All Automatic Hydrogen-Analyzing System
All Automatic H2-Analyzing System
本システムを製作した経緯には酒井の学生時代の経験が大いに関係している。学生時代には1時間置きに行う手動の試料注入作業につきっきりで十数時間続けるなどの過酷な生活を過ごしたこともあった。それもある意味良い経験であり、また、良き思い出でもある。しかし、測定の再現性や定量性を考慮すると、やはり自動測定システムの開発が重要であると考えた。これが成蹊大学に助手として着任した直後のことであった(1991年)。

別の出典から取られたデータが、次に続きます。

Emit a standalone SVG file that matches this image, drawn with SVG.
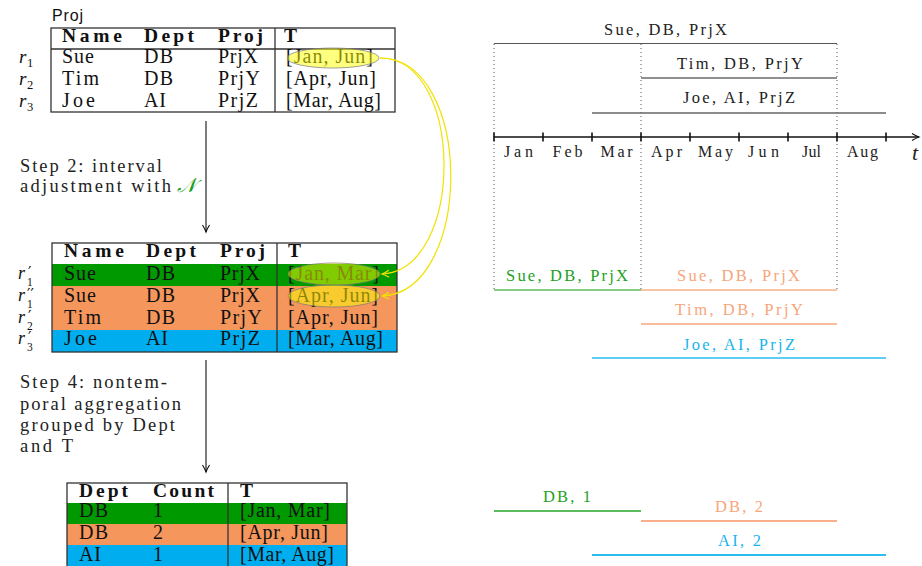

当時、錯体化学会の懇親会において、その分野の第一任者である大瀧仁志先生が言われた言葉を今なお鮮明に覚えている。「最近は自身の研究装置を自己開発することのできる研究者が極めて少なくなってきた。これは問題である。」とのご発言をされたと記憶している。その後、数年間の苦労を経て、1994年初頭に一号機が完成した。当時は一定流量で通ずるArガスの流通速度を石鹸膜流量計にて計測する、幾分古典的な部分を残したものであったが、それでも十分に利用価値のあるものとして用いるようになった。その後、流通ガス流量をかなり精度高く制御できるものが比較的リーズナブルな価格にて市販されていることを知り、それを導入し現在に至っている。結論として、本装置では、光触媒反応溶液を20mlのガラス容器に入れ、装置にセットし、Arガスで約30分間バブリングした後、光照射と自動定量操作を開始する。光照射には、通常、350Wのキセノン灯を用い、ガス分析にはガスクロマトグラフを用いている。一定流量で流通したガスの排出ガスを定期的にガスクロマトグラフに導入し、ガスクロマトグラフに設置の検出器信号アウトプットを自動制御プログラム内にデジタル化した信号情報として取り込み、ピークの面積計算と全体の収集データの集計を行い、時間と共にどれだけの水素ガスが系内に発生しているのかを分析定量することのできるシステムとなっている。現在は、2号機の製作を行っている。自動試料導入装置部分に改良を加えたものを現在設計製作中である。